Start Data segment
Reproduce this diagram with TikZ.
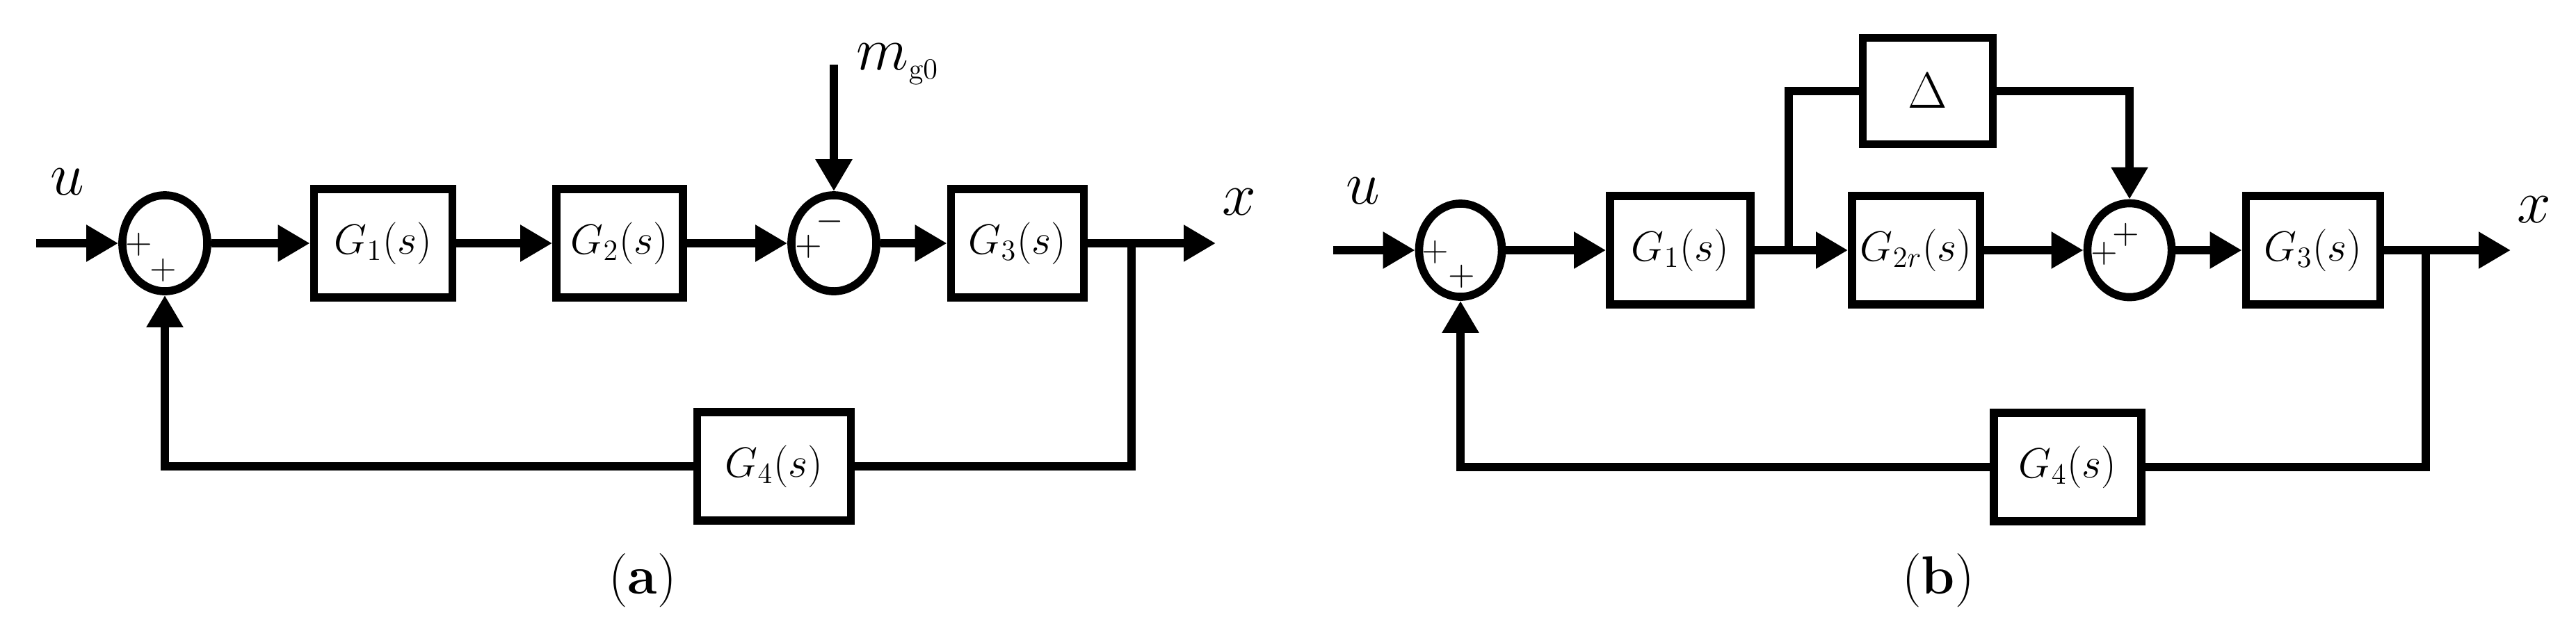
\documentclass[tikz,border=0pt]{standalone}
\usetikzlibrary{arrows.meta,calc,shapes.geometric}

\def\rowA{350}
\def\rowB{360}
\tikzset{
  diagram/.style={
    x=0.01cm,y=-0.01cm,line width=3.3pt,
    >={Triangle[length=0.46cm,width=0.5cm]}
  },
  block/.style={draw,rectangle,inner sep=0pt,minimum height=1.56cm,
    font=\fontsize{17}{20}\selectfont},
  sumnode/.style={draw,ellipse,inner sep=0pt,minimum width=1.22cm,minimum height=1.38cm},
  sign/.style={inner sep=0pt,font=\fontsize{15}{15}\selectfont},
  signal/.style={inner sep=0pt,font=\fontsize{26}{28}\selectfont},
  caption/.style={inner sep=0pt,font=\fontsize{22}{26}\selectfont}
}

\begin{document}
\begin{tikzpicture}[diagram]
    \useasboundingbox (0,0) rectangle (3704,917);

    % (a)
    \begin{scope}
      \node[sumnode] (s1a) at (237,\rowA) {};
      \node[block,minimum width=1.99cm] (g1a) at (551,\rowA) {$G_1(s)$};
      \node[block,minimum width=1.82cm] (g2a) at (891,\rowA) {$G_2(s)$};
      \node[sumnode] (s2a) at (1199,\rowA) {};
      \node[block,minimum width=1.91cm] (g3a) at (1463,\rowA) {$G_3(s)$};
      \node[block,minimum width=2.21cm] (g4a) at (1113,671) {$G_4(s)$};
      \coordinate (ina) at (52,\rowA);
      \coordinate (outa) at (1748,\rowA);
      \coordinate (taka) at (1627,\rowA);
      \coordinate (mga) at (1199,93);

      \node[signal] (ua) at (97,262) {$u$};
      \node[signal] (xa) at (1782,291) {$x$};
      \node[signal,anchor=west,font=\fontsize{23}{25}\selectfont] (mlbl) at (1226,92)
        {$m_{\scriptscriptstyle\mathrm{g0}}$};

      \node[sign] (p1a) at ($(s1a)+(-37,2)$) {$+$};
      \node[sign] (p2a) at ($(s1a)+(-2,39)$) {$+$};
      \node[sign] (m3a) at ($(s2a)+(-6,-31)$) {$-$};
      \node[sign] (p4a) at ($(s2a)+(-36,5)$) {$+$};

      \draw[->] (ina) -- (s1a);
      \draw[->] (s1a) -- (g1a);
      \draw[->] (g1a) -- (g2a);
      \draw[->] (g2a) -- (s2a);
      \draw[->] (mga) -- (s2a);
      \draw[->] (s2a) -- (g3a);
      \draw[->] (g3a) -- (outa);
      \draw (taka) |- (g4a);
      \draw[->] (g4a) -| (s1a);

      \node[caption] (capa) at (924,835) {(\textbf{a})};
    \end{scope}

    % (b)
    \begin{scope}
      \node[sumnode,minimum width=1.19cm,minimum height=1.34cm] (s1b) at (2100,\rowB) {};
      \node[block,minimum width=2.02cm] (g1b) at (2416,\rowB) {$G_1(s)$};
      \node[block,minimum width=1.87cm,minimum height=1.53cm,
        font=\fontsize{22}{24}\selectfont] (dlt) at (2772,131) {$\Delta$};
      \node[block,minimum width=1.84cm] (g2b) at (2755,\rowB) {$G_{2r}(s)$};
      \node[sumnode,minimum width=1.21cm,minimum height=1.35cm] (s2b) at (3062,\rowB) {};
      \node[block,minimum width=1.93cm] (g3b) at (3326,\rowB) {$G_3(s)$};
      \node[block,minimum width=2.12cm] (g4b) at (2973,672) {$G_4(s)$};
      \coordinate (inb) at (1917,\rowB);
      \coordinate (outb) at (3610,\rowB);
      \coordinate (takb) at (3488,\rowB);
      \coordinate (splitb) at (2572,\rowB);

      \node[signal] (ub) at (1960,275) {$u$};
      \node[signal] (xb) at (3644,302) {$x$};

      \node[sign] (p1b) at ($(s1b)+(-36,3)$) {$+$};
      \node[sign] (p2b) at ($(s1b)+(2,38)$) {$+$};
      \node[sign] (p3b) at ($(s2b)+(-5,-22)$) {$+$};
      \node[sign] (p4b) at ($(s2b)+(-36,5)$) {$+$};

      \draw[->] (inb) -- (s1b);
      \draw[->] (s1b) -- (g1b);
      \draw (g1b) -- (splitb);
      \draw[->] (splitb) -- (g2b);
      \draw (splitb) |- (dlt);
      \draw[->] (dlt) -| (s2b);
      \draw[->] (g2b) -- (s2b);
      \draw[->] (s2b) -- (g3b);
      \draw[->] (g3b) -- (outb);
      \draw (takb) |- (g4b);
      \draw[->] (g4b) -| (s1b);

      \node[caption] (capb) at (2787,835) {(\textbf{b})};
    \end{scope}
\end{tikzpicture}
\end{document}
End Data segment
» **Task directions**
Starting with the first line of the data above and ending with the line containing "(mga) at (1199,93);", please restate every line exactly, leaving images out.

» **Answer for this exercise**
Reproduce this diagram with TikZ.
\documentclass[tikz,border=0pt]{standalone}
\usetikzlibrary{arrows.meta,calc,shapes.geometric}

\def\rowA{350}
\def\rowB{360}
\tikzset{
  diagram/.style={
    x=0.01cm,y=-0.01cm,line width=3.3pt,
    >={Triangle[length=0.46cm,width=0.5cm]}
  },
  block/.style={draw,rectangle,inner sep=0pt,minimum height=1.56cm,
    font=\fontsize{17}{20}\selectfont},
  sumnode/.style={draw,ellipse,inner sep=0pt,minimum width=1.22cm,minimum height=1.38cm},
  sign/.style={inner sep=0pt,font=\fontsize{15}{15}\selectfont},
  signal/.style={inner sep=0pt,font=\fontsize{26}{28}\selectfont},
  caption/.style={inner sep=0pt,font=\fontsize{22}{26}\selectfont}
}

\begin{document}
\begin{tikzpicture}[diagram]
    \useasboundingbox (0,0) rectangle (3704,917);

    % (a)
    \begin{scope}
      \node[sumnode] (s1a) at (237,\rowA) {};
      \node[block,minimum width=1.99cm] (g1a) at (551,\rowA) {$G_1(s)$};
      \node[block,minimum width=1.82cm] (g2a) at (891,\rowA) {$G_2(s)$};
      \node[sumnode] (s2a) at (1199,\rowA) {};
      \node[block,minimum width=1.91cm] (g3a) at (1463,\rowA) {$G_3(s)$};
      \node[block,minimum width=2.21cm] (g4a) at (1113,671) {$G_4(s)$};
      \coordinate (ina) at (52,\rowA);
      \coordinate (outa) at (1748,\rowA);
      \coordinate (taka) at (1627,\rowA);
      \coordinate (mga) at (1199,93);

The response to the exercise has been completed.